Barbie’s new realism includes non-white ethnicities and ‘petite’ and ‘curvy’ body shapes
Barbie’s new realism includes non-white ethnicities and ‘petite’ and ‘curvy’ body shapes (Reuters)

... and for Sam Cam

Samantha Cameron’s canapés and surfing trophy cake won her Star Baker in the Great British Bake Off special for Sport Relief last week, but will her husband’s old foe Ed Balls win his round, making it a hung parl-au-vont? I know these specials are really about charity, but there were also touching moments in Sam Cam’s victory: when she was handed a bouquet she remarked that she’s used to getting flowers as the Prime Minister’s wife, but not in her own right. Then, after giggling at her own attempts inside the Bake Off tent, she said she hadn’t “laughed that much since I was at the back of the classroom” at school. Judging by the Prime Minister’s terrible jokes at PMQs, which include lame gags about Back to the Future and Shakespeare, I can see why.

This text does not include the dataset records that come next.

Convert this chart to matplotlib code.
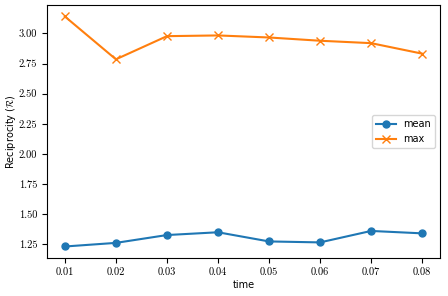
import matplotlib
matplotlib.use("Agg")
import matplotlib.pyplot as plt

plt.rcParams['mathtext.fontset'] = 'cm'
plt.rcParams['font.size'] = 7

time = [0.01, 0.02, 0.03, 0.04, 0.05, 0.06, 0.07, 0.08]
mean_vals = [1.233, 1.263, 1.328, 1.351, 1.275, 1.267, 1.362, 1.342]
max_vals = [3.14, 2.785, 2.977, 2.983, 2.966, 2.939, 2.919, 2.832]

fig = plt.figure(figsize=(4.48, 2.96), dpi=100)
ax = fig.add_axes([47 / 448, 38 / 296, 393 / 448, 253 / 296])

ax.plot(time, mean_vals, marker='o', markersize=5, label='mean')
ax.plot(time, max_vals, marker='x', markersize=6, label='max')

ax.set_xlabel('time', fontsize=7, labelpad=2)
ax.set_ylabel(r'Reciprocity ($\mathcal{R}$)', fontsize=7)
ax.yaxis.set_label_coords(-0.075, 0.5)
ax.set_yticks([1.25, 1.5, 1.75, 2.0, 2.25, 2.5, 2.75, 3.0])
ax.set_yticklabels(['%.2f' % v for v in ax.get_yticks()])
ax.set_xticks(time)
ax.set_xticklabels(['%.2f' % v for v in time])
ax.tick_params(labelsize=7.5)
for lab in ax.get_xticklabels() + ax.get_yticklabels():
    lab.set_fontfamily('cmr10')
ax.legend(loc='center right', fontsize=7)

fig.savefig('out.png', dpi=100)
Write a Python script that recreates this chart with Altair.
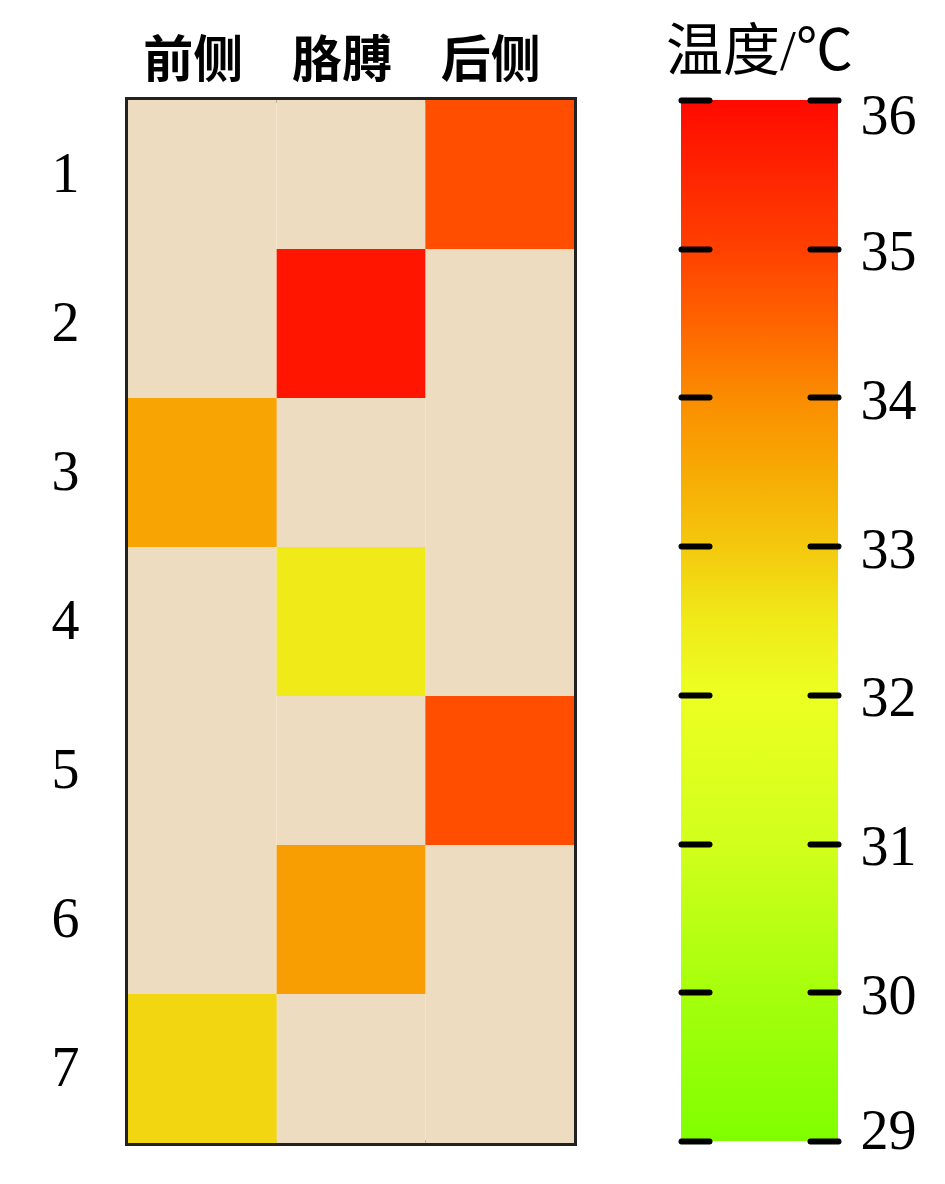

The wets are all going dry

It’s no laughing matter for MPs who want to have a drink while waiting for late-night votes in the proposed temporary House of Commons accommodation at Richmond House, where the Department of Health is now located, after it was revealed on 29 January that alcohol is forbidden because the building has been financed by an Islamic bond. During the relocation, while the Palace of Westminster undergoes a £4bn revamp, MPs will be blocked from going to their cut-price bars. But, as one MP pointed out to me, while the sale of alcohol is banned under sharia rules, there’s nothing to stop our politicians carrying a hip flask and having a nip – bringing a whole new meaning to “Ways and Means”. But why can’t they queue with the tourists and special advisers who cram into the Red Lion pub a short distance away on Whitehall for a full-price pint?